Father’s, our hearts are turned toward our children when we recognize that our duty to God extends beyond ourselves and to our children and our children’s children—when the vision of our own lives transcends the moment and extends into the future. Fathers, more than any one else, have the opportunity to change the world. We will know the ultimate covenant blessing in this life when we see our children marry committed believers and establish new covenant households and raise up our grandchildren to the glory of God.

Our hearts are turned toward our children when we fulfill our duties toward them—teaching, training and disciplining them first, by our words—teaching the Scriptures “diligently” to our children. Fathers, do your children understand the theology of the family? Have you taught them the Scriptures or do you leave that to the church? “My son, give attention to my words; incline your ear to my sayings” (Prov. 4:20). Second, we teach, train and discipline our children by our example—training them in righteousness—“train up a child in the way he should go, and when he is old he will not depart from it” (Prov. 22:6); “For whom the Lord loves He reproves, even as a father, the son in whom he delights” (Prov. 3:12); “Hear, O sons, the instruction of a father, and give attention that you may gain understanding” (Prov. 4:1); “My son, observe the commandment of your father…” (Prov. 6:20).

Fathers, we must also be just rulers of our households, and not capricious dictators—providing for our children—protecting them and showing compassion. We must meet their physical needs:  food, clothing, shelter, etc., but this is the easy part). We are responsible for their physical safety. We are responsible for what they are taught and for who teaches them—it matters where they go to school.  Even more importantly, it matters what we teach them (and we do teach them). We must show our children the grace and compassion of our heavenly Father: “Just as a father has compassion on his children, so the Lord has compassion on those who fear Him” (Ps. 103:13).  Even when they sin and let you down—like the father of the prodigal son, “And he got up and came to his father.  But while he was still a long way off, his father saw him, and felt compassion for him, and ran and embraced him, and kissed him” (Luke 15:20).
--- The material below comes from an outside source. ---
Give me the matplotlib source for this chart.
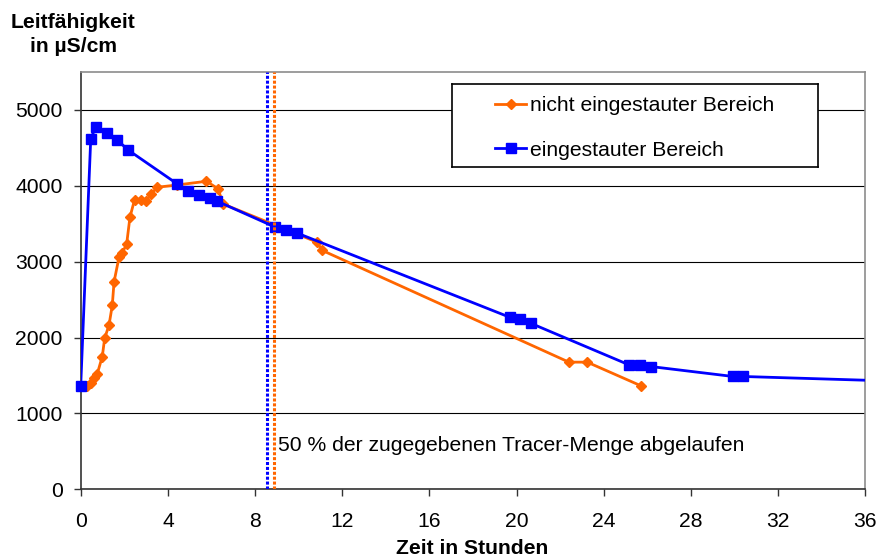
import matplotlib

matplotlib.use("Agg")
import matplotlib.pyplot as plt  # noqa: E402

plt.rcParams["font.family"] = ["Liberation Sans", "DejaVu Sans"]

# Leitfähigkeit (µS/cm) über Zeit (h)
orange_hours = [0.30, 0.46, 0.61, 0.76, 0.99, 1.10, 1.30, 1.45, 1.53, 1.76,
                1.91, 2.11, 2.26, 2.47, 2.75, 3.01, 3.24, 3.51, 4.40, 5.77,
                6.31, 6.52, 10.84, 11.07, 22.40, 23.24, 25.70]
orange_vals = [1365, 1400, 1466, 1522, 1750, 1991, 2165, 2428, 2734, 3062,
               3115, 3237, 3587, 3815, 3815, 3806, 3894, 3981, 4010, 4060,
               3959, 3762, 3258, 3150, 1676, 1676, 1365]

blue_hours = [0.0, 0.46, 0.69, 1.22, 1.68, 2.18, 4.43, 4.93, 5.42, 5.91,
              6.26, 8.93, 9.44, 9.93, 19.70, 20.16, 20.66, 25.16, 25.65,
              26.16, 29.93, 30.39, 38.0]
blue_vals = [1360, 4615, 4777, 4702, 4603, 4471, 4025, 3937, 3885, 3836,
             3797, 3455, 3412, 3377, 2266, 2244, 2187, 1640, 1640,
             1618, 1487, 1487, 1420]

# 50 % Tracer-Menge abgelaufen
half_blue = 8.55
half_orange = 8.88

x_ticks = list(range(0, 37, 4))
y_ticks = list(range(0, 5001, 1000))

ORANGE = "#FF6600"
BLUE = "#0000FF"
X_MAX = 36
W, H = 877, 560
FS = 15.2

fig = plt.figure(figsize=(W / 100, H / 100), dpi=100)
ax = fig.add_axes([80.7 / W, 1 - 489.3 / H, (865.3 - 80.7) / W, (489.3 - 72) / H])

ax.set_xlim(0, X_MAX)
ax.set_ylim(0, 5500)
ax.set_xticks(x_ticks)
ax.set_yticks(y_ticks)
ax.yaxis.grid(True, color="black", lw=0.8)
ax.set_axisbelow(True)
ax.tick_params(axis="both", direction="out", length=5, width=1,
               labelsize=FS, color="#333333")
ax.tick_params(axis="x", pad=11)
ax.tick_params(axis="y", pad=8)
for side in ("left", "bottom"):
    ax.spines[side].set_color("#333333")
    ax.spines[side].set_linewidth(1.2)
for side in ("top", "right"):
    ax.spines[side].set_color("#8c8c8c")
    ax.spines[side].set_linewidth(1.2)

series = [
    (orange_hours, orange_vals, ORANGE, "D", 5, "nicht eingestauter Bereich", 3),
    (blue_hours, blue_vals, BLUE, "s", 7.3, "eingestauter Bereich", 4),
]
handles = []
for hrs, vals, col, mk, ms, label, z in series:
    ax.plot(hrs, vals, color=col, lw=2, zorder=z)
    # markers are not clipped at the frame, the line is
    inside = [(h, v) for h, v in zip(hrs, vals) if h <= X_MAX]
    ax.plot([p[0] for p in inside], [p[1] for p in inside], ls="none",
            marker=mk, ms=ms, color=col, mec=col, zorder=z, clip_on=False)
    handles.append(plt.Line2D([], [], color=col, lw=2, marker=mk, ms=ms,
                              mec=col, label=label))

for xv, col in ((half_blue, BLUE), (half_orange, ORANGE)):
    ax.axvline(xv, color=col, lw=2.2, ls=(0, (1, 0.6)),
               dash_capstyle="butt", zorder=5)

ax.text(9.05, 583, "50 % der zugegebenen Tracer-Menge abgelaufen",
        fontsize=FS, ha="left", va="center")

# legend box: own axes so the side padding can be wider than the top/bottom one
ax_box = fig.add_axes([451.7 / W, 1 - 166.7 / H, (818.3 - 451.7) / W,
                       (166.7 - 84) / H])
ax_box.set_xticks([])
ax_box.set_yticks([])
for s in ax_box.spines.values():
    s.set_color("black")
    s.set_linewidth(1.2)
ax_box.legend(handles=handles, loc="upper left",
              bbox_to_anchor=(495 / W, 1 - 96 / H),
              bbox_transform=fig.transFigure, frameon=False, fontsize=FS,
              borderpad=0, borderaxespad=0, handlelength=1.48,
              handletextpad=0.2, labelspacing=1.22)

fig.text(73 / W, 1 - 34.5 / H, "Leitfähigkeit\nin µS/cm", fontsize=FS,
         fontweight="bold", ha="center", va="center", linespacing=1.38)
fig.text(472 / W, 1 - 549 / H, "Zeit in Stunden", fontsize=FS,
         fontweight="bold", ha="center", va="center")

fig.savefig("out.png", dpi=100)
How are our children’s hearts turned toward us? Remember, we are talking about the heart, not simply some outward conformity to the rules of the household.  If all we have is good children but fail to see regenerate hearts in those children, then we have come short of the grace of God. Fathers, our children’s hearts are turned toward us when they are convinced that our hearts are turned toward them. When we have loved them, they will love us. When we have trained them they will conform to the training. When they have been disciplined with justice and mercy they will incline their ear to hear us. When we have been faithful and godly fathers before them, they will respect us. When we have shown them in every way what the heavenly Father is like, then their hearts will be turned toward us!  Then the full blessings of the children, regardless of the quantity, will be realized to our good and the glory of God.

 



[1] Robert L. Dabney, Discussions, Vol. I, “Parental Responsibilities,” (Sprinkle Publications, Harrisonburg, VA: 1982), pp. 680-681.